Currently doing the rounds of the film festival circuit is a film about the Edelweiss Pirates, a group who occupy a prominent place in the youth counter-culture movements that thrived on the fringes of Nazi German society. The Pirates were a loose organization of largely working kids from the Cologne area, who inherited a love of the outdoors as a place for (relatively) unfettered self-exploration from the pre-Nazi German Youth Movement, and turned it into a touchstone for rebellion against the strict regimentation of Hitler Youth culture. As part of this rebellion, they were open to a free mixing of the sexes (which the Hitler Youth never allowed); they tagged Cologne with anti-Nazi graffiti; aligned themselves German anti-Nazi movements like the White Rose Society; sheltered Army deserters; and, in 1944, even killed the head of the Cologne Gestapo. (The reprisals they faced for their more subversive activities were naturally brutal, and culminated in the hanging of a number of their members.)
Like any form of self-respecting youth counter-culture, they also articulated their opposition through music. Primarily, they used parodies of Hitler Youth tunes and patriotic songs like “The Watch on The Rhine"; substituting the words “Beloved fatherland, have no fear, Beloved fatherland, have no fear” with “Beloved fatherland, have no fear, Nazi pigs still stink here.” Recently, a group of Cologne-based musicians set out to produce updated versions of their anti-Nazi anthems. The results can be heard here (German language only write-ups)
Unlike the direct action oriented Edelweiss Pirates, the Swing Kids were a group of teens whose rebellion revolved entirely around a fashion and a genre of music – swing. For the fanatically racist authorities of the time, swing was a complete anathema. After all, it had largely been developed by blacks and, according to the paranoid Nazi worldview, it was being spread like a virus by Jewish music industry moguls. For middle class kids in Berlin and Hamburg in the early 40’s, however, it represented a way of thumbing their nose at Hitler Youth culture without being overtly political. Instead of getting buzz cuts, donning khakis, and engaging in paramilitary outdoor activities; they let their hair grow, decked themselves in big suits, cavorted with the opposite sex in clandestine swing clubs, and listened to banned imports of Louis Armstrong’s Tiger Rag. (If you want a good introduction to the scene, check out the 1993 film, Swing Kids… But be warned: it has the most appallingly mawkish ending imaginable.)

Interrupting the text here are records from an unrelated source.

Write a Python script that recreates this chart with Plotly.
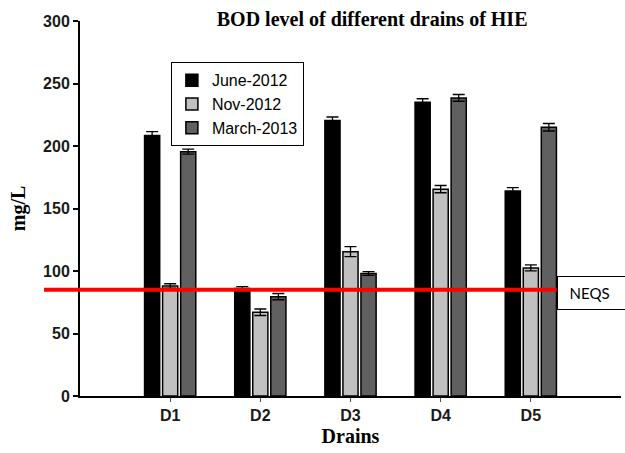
import plotly.graph_objects as go

drains = ["D1", "D2", "D3", "D4", "D5"]
series_names = ["June-2012", "Nov-2012", "March-2013"]
june_2012 = [208.5, 86, 220.5, 235, 164]
nov_2012 = [88, 67, 115.5, 165.5, 102.5]
march_2013 = [195.5, 79.5, 98, 238.5, 215]
june_err = [3, 1.5, 2.7, 2.8, 2.7]
nov_err = [1.8, 2.6, 4, 2.9, 2.4]
march_err = [2, 2.5, 1.5, 2.7, 3]
neqs_value = 85
y_ticks = [0, 50, 100, 150, 200, 250, 300]

colors = ["#000000", "#C0C0C0", "#606060"]
values = [june_2012, nov_2012, march_2013]
errors = [june_err, nov_err, march_err]

fig = go.Figure()
for name, vals, errs, col in zip(series_names, values, errors, colors):
    fig.add_trace(go.Bar(
        x=drains, y=vals, name=name,
        marker=dict(color=col, line=dict(color="#000000", width=1.5)),
        error_y=dict(type="data", array=errs, visible=True, color="#000000",
                     thickness=1.3, width=6),
    ))

fig.update_layout(
    width=625, height=453,
    margin=dict(l=80, r=4, t=21, b=57),
    paper_bgcolor="white", plot_bgcolor="white",
    barmode="group", bargap=0.4, bargroupgap=0.16,
    title=dict(text="<b>BOD level of different drains of HIE</b>",
               font=dict(family="Liberation Serif", size=20, color="black"),
               xref="paper", x=0.54, xanchor="center",
               yref="container", y=0.958, yanchor="middle"),
    legend=dict(x=0.168, y=0.89, xanchor="left", yanchor="top",
                bordercolor="black", borderwidth=1, bgcolor="white",
                font=dict(family="Liberation Sans", size=16, color="black"),
                tracegroupgap=0, itemwidth=30),
    xaxis=dict(type="category", range=[-1, 5], showgrid=False,
               showline=True, linecolor="black", linewidth=2,
               ticks="outside", ticklen=4, tickwidth=1, tickcolor="#555555",
               tickfont=dict(family="Liberation Sans", size=16, color="#1a1a1a",
                             weight="bold"),
               title=dict(text="<b>Drains</b>", standoff=6,
                          font=dict(family="Liberation Serif", size=20, color="black"))),
    yaxis=dict(range=[0, 300], tickvals=y_ticks, showgrid=False, zeroline=False,
               showline=True, linecolor="black", linewidth=2,
               ticks="outside", ticklen=5, tickwidth=2, tickcolor="black",
               tickfont=dict(family="Liberation Sans", size=16, color="#1a1a1a",
                             weight="bold"),
               title=dict(text="<b>mg/L</b>", standoff=12,
                          font=dict(family="Liberation Serif", size=20, color="black"))),
)

fig.add_shape(type="line", xref="paper", yref="y",
              x0=-0.0665, x1=0.881, y0=neqs_value, y1=neqs_value,
              line=dict(color="#FF0000", width=4), layer="above")

fig.add_annotation(xref="paper", yref="y", x=0.881, y=neqs_value,
                   xanchor="left", yanchor="middle", yshift=-3,
                   text="\u00a0\u00a0\u00a0NEQS", showarrow=False,
                   align="left", width=90, height=32, borderpad=0,
                   bordercolor="black", borderwidth=1, bgcolor="white",
                   font=dict(family="Lato", size=15, color="black"))

fig.write_html("out.html")
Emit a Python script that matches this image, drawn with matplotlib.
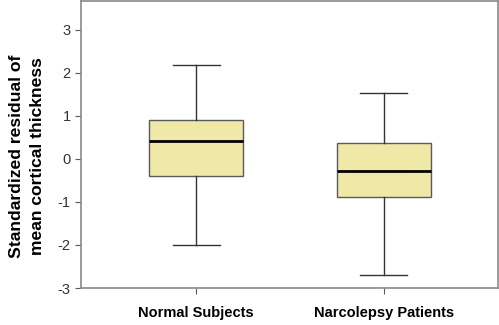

The story of swing in Nazi Germany, however, doesn't end with a few disaffected boho jungen. (Indeed, if the recent film of Hitler’s last days, Downfall, is to be believed; swing made its way into inner circle parties, thanks to Eva Braun.) On a more official level, swing was seen by Goebbels as a useful means of making his long-range propaganda broadcasts palatable to Allied audiences. And, for this purpose, he enlisted a group of swing-proficient German musicians to make versions of American swing songs with pro-Nazi lyrics. They were known as Charlie And His Orchestra. The musicians agreed to take part largely because it meant they would be exempt from military service, but they were supposedly not that sympathetic to the Nazi cause (for the most part, they didn’t even understand the English lyrics that were being sung over their music). They even had a drummer, Fritz Brocksieper, who came from Jewish stock. If you want to hear a fairly comprehensive selection of the Orchestra’s music, check out this posting on the WFMU blog. As pieces of propaganda, they leave no stone unturned – pleasant enough renditions of standards like Sheik of Araby and Indian Love Call are transformed mid-song into smirking demolitions of Winston Churchill and the Anglo-American alliance.